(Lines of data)

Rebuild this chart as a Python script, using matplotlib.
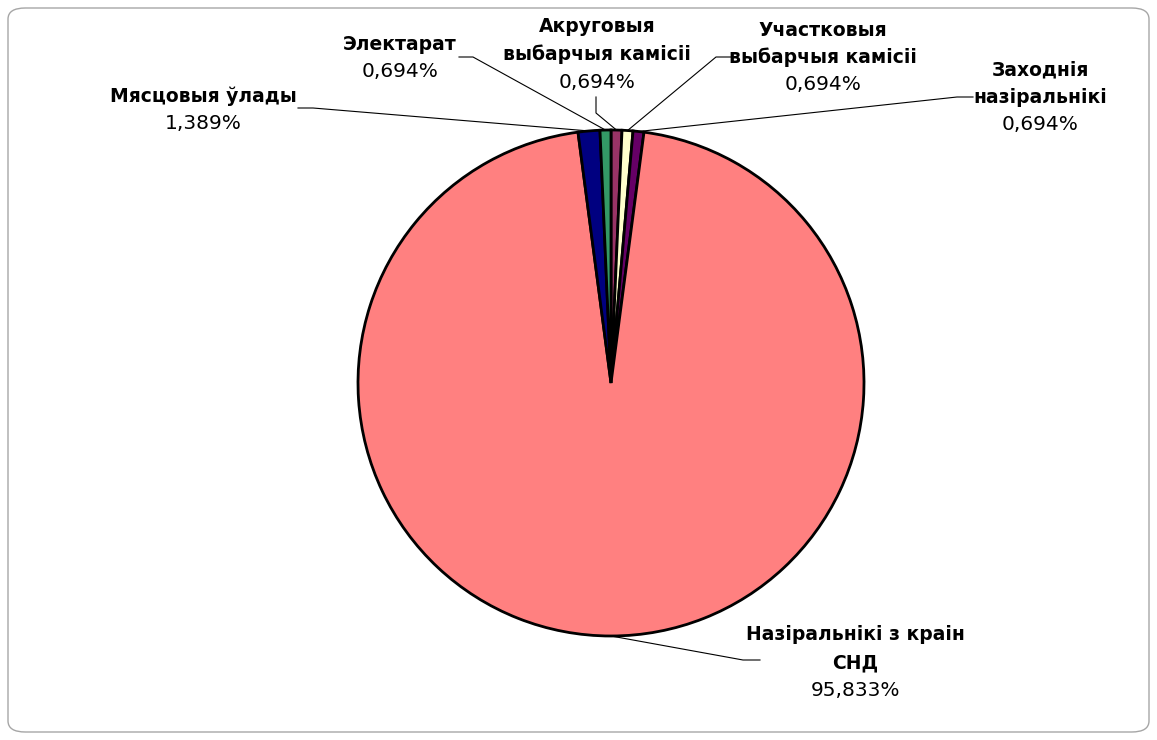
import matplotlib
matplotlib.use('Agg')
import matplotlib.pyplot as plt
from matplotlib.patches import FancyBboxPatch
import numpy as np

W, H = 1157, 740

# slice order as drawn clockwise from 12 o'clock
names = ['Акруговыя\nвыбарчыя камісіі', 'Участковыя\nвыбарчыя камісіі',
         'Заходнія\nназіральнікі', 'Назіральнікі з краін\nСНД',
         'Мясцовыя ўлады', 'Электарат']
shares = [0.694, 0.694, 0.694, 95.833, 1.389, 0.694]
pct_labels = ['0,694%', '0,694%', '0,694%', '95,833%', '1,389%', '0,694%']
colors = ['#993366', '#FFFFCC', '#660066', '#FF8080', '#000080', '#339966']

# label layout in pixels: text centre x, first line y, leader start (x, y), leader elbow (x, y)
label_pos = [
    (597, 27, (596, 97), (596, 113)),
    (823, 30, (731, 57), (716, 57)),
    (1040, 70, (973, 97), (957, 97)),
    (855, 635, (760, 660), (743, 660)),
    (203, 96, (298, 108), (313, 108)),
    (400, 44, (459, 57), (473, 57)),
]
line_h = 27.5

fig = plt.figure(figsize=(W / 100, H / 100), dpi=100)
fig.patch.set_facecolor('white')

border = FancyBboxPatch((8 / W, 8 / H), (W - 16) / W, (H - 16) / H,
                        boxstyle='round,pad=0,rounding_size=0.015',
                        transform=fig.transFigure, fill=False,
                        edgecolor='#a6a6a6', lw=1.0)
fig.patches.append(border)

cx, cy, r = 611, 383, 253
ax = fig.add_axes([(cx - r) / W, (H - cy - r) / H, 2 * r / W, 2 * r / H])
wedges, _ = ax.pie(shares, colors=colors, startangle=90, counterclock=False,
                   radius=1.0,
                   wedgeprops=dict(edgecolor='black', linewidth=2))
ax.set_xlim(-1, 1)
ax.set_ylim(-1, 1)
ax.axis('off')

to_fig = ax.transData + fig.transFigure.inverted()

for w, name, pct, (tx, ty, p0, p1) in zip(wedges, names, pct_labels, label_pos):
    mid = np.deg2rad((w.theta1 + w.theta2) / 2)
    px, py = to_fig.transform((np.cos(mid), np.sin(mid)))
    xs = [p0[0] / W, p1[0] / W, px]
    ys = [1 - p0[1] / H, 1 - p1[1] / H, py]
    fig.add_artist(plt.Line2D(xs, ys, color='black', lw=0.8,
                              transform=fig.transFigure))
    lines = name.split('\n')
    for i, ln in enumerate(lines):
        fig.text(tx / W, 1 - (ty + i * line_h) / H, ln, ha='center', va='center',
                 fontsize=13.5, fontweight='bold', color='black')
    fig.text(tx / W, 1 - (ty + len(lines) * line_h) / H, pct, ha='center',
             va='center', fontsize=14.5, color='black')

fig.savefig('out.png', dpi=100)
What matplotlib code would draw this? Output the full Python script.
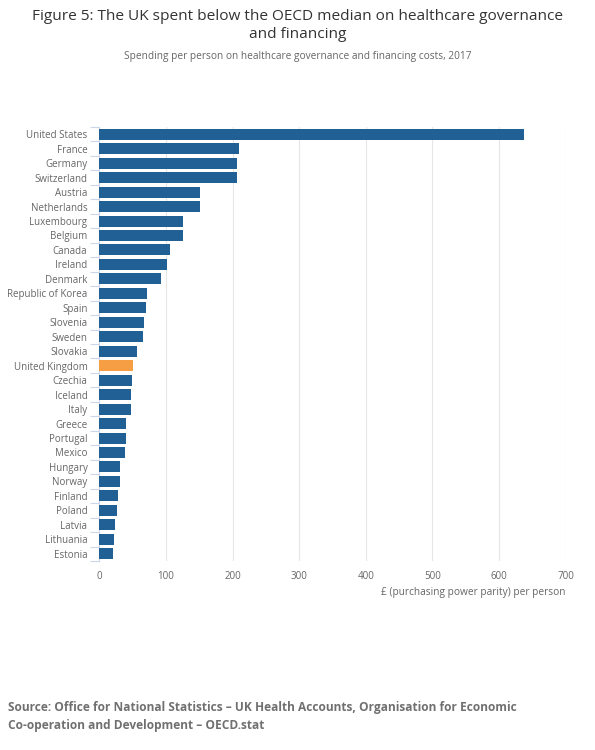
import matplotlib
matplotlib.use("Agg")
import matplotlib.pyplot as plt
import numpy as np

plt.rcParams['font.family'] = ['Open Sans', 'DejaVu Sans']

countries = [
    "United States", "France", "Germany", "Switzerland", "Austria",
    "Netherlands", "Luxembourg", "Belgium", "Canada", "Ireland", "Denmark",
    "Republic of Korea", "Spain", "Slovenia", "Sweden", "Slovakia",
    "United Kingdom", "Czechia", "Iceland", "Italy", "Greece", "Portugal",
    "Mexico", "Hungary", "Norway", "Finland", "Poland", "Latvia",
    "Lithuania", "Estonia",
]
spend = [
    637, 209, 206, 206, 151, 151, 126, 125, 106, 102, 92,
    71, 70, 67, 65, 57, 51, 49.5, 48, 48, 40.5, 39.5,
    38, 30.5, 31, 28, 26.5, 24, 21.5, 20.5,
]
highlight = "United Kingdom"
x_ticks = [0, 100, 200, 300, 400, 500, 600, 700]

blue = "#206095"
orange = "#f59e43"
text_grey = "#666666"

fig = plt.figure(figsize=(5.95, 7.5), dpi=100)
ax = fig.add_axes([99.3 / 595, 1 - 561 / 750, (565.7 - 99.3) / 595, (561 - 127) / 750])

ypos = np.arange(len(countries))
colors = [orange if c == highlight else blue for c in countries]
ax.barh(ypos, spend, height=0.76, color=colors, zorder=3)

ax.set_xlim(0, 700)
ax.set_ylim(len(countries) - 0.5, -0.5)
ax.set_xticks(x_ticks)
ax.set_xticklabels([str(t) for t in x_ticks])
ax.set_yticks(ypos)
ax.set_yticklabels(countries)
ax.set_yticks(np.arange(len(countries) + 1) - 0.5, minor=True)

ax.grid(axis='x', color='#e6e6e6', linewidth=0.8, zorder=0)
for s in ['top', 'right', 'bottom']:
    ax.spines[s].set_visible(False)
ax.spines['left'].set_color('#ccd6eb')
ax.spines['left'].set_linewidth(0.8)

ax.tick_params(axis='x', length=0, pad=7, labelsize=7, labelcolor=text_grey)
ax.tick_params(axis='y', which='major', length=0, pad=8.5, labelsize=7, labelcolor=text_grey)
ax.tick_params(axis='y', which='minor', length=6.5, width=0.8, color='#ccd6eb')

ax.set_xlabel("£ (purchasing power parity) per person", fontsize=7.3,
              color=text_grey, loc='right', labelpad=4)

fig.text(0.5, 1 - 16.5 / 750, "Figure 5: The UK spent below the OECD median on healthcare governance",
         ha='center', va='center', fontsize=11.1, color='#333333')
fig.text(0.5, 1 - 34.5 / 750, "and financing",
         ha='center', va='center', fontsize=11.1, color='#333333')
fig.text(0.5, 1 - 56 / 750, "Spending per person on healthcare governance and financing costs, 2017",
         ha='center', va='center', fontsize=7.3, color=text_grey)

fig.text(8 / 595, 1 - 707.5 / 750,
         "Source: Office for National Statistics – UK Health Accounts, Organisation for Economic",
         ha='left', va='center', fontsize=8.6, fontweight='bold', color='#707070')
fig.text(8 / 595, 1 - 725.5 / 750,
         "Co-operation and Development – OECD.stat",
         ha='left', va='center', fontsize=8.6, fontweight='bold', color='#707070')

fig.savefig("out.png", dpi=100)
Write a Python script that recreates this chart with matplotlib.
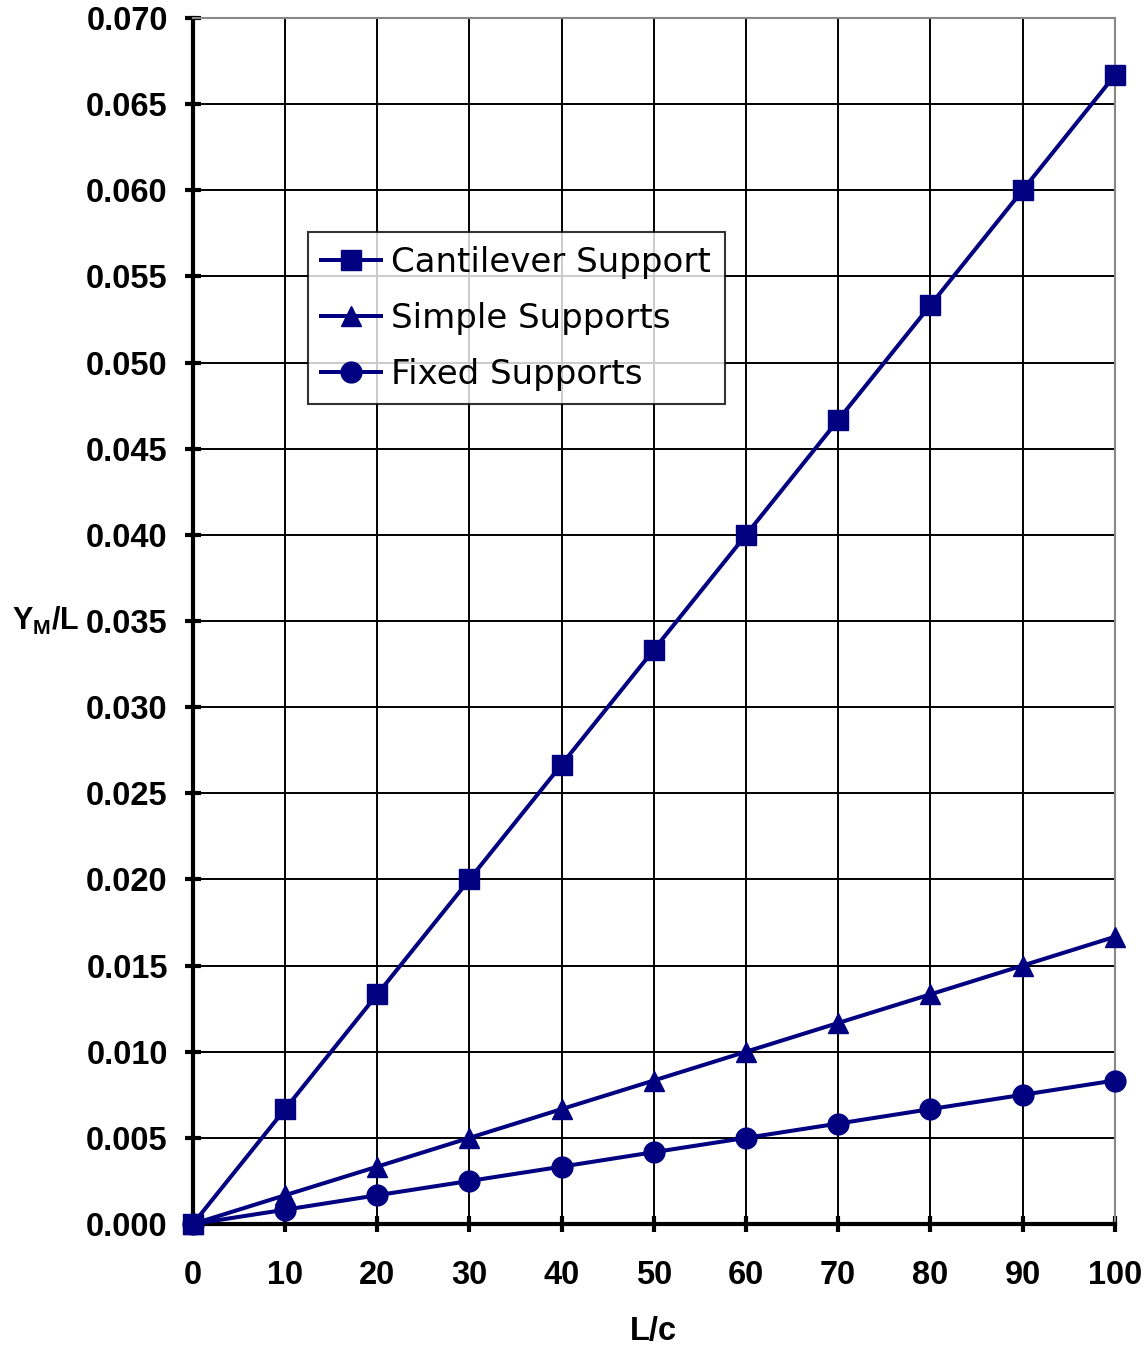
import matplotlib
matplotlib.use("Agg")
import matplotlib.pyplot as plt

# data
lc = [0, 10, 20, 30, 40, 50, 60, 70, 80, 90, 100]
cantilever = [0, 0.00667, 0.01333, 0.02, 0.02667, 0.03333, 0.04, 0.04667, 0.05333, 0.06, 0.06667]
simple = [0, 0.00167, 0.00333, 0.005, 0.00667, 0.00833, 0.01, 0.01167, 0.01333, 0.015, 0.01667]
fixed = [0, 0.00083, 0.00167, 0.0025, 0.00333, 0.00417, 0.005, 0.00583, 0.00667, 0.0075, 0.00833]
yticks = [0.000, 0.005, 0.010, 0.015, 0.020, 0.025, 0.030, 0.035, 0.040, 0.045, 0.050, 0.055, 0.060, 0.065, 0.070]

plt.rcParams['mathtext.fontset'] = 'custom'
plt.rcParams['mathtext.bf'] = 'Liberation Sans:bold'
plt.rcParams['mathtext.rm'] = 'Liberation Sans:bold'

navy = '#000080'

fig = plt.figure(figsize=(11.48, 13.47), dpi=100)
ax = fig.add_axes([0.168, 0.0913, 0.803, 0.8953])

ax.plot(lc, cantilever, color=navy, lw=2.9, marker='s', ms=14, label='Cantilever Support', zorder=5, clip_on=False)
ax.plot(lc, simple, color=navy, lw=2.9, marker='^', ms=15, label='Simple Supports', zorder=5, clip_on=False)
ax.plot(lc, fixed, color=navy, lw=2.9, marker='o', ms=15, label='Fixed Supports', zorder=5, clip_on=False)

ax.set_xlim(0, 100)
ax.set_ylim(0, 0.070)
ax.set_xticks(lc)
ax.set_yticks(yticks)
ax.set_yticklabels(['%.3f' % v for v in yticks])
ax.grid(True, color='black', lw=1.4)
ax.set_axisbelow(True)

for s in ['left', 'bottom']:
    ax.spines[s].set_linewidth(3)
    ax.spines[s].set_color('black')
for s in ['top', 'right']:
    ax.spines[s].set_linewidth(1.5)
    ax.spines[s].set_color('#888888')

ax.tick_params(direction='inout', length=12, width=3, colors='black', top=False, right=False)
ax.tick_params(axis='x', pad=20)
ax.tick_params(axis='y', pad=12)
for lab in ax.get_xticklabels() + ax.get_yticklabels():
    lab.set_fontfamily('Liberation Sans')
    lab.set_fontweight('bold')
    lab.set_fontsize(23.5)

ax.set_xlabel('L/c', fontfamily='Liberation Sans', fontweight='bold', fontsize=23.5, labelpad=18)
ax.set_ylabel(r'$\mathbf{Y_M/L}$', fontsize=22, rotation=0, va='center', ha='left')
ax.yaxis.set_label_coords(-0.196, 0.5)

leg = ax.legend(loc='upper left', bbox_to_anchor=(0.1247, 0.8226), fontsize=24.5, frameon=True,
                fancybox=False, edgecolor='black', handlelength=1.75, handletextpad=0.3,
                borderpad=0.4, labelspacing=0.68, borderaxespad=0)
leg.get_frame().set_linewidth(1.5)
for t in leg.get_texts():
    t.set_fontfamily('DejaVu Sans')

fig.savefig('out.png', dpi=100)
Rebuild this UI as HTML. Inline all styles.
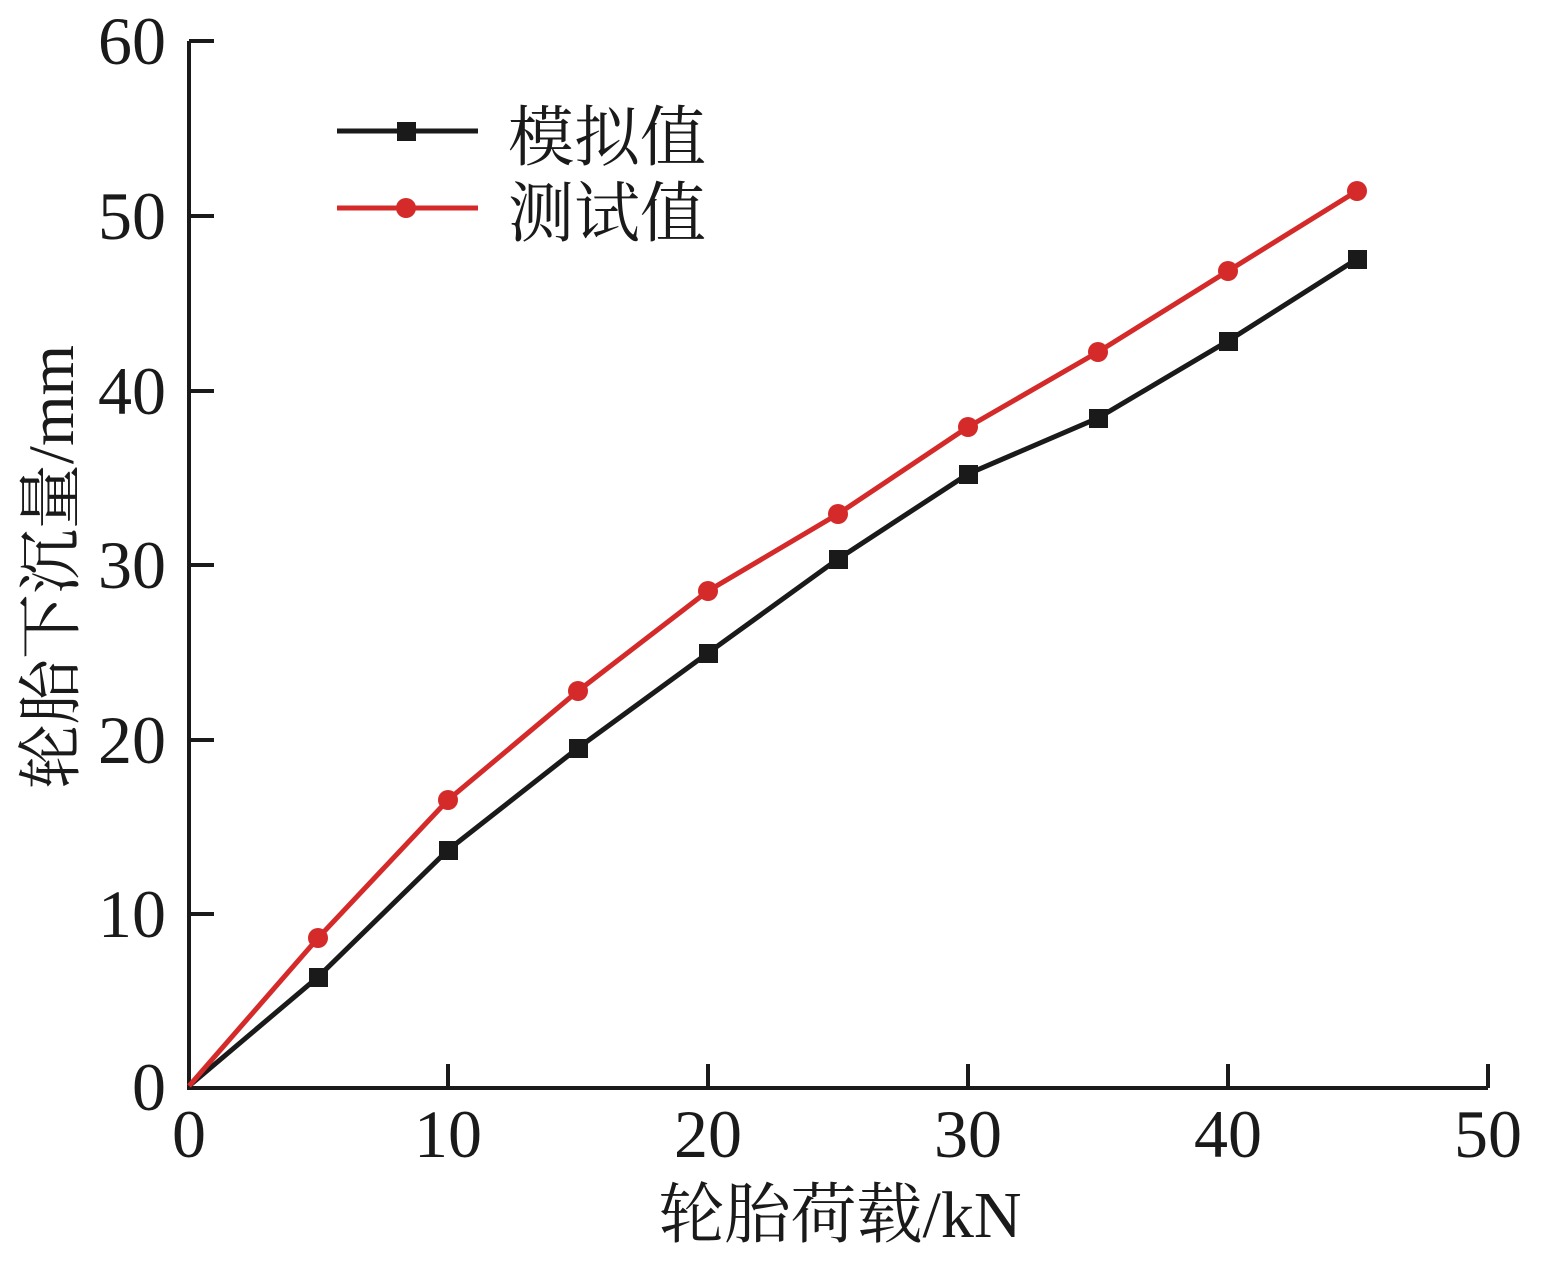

*Required task*
Search the data for "Python" and list every line in which it occurs.

*Solved problem*
Rebuild this chart as a Python script, using matplotlib.
What matplotlib code would draw this? Output the full Python script.
Write a Python script that recreates this chart with matplotlib.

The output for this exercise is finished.